Doch  genau  daran  gibt  es erhebliche Zweifel. Denn inzwischen ist klar: Entscheidende  Gespräche  und  Treffen  tauchen  in den  Akten  nicht  auf.  Am  Dienstag  musste Scheuer  gleich  fünf weitere  Geheimtreffen seines Hauses mit den Mautbetreibern einräumen,  die  im  Ministerium  nicht  dokumentiert  wurden.  Eine  brisante  Erkenntnis,  denn  im  Raum  steht  ein  schwerer  Verdacht.  Laut  Insidern  sollen  Vertreter  der Betreiber  Scheuer  vorgeschlagen  haben, die Mautverträge erst nach dem EuGH-Urteil zu unterzeichnen. Schadenersatzforderungen  von  bis  zu  700  Millionen  Euro,  die nun  im  Raum  stehen,  hätte  das  wohl  verhindert.
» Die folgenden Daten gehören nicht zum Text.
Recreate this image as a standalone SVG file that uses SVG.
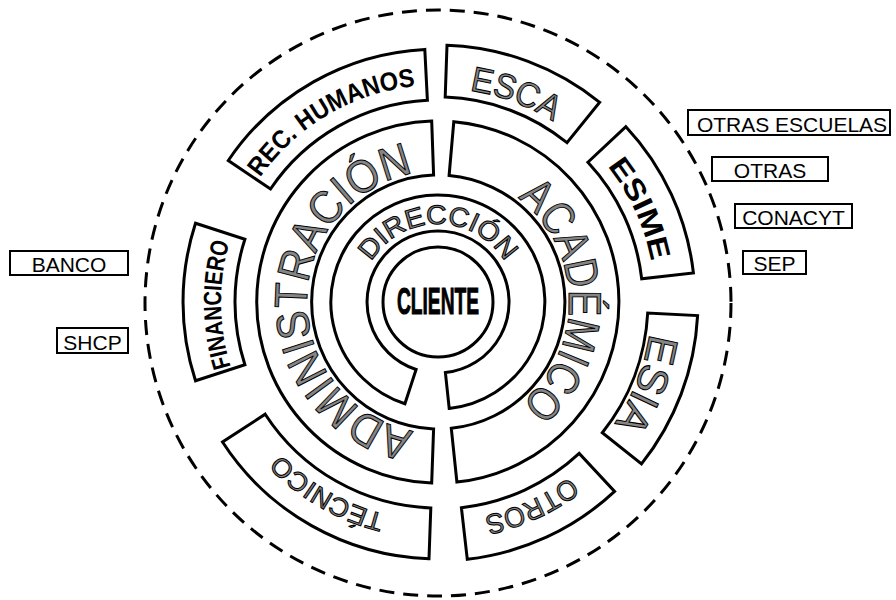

Wie  gefährlich  die  Affäre  Scheuer  werden  kann,  machen  Reaktionen  von  Fachleuten  klar.  „Das  ist  ein  skandalöser  Vorgang“,  sagt  der  Konstanzer  Professor  für Politik-  und  Verwaltungswissenschaften, Wolfgang  Seibel,  der Süddeutschen  Zeitung.  Nicht  protokollierte  Geheimtreffen, die  Auswirkungen  auf  Entscheidungen von  Regierung  und  Verwaltung  hätten, noch  dazu  mit  finanziellen  Folgen,  seien „vollkommen  undenkbar“.  Sollte  ein  Mitglied der Bundesregierung an solchen Treffen  mit  Folgen  für  den  Bundeshaushalt selbst  beteiligt  gewesen  sein  und  den  Verzicht  auf  einen  aussagekräftigen  Besprechungsvermerk  geduldet  haben,  „wäre  ein Rücktritt  unausweichlich“,  sagt  Seibel.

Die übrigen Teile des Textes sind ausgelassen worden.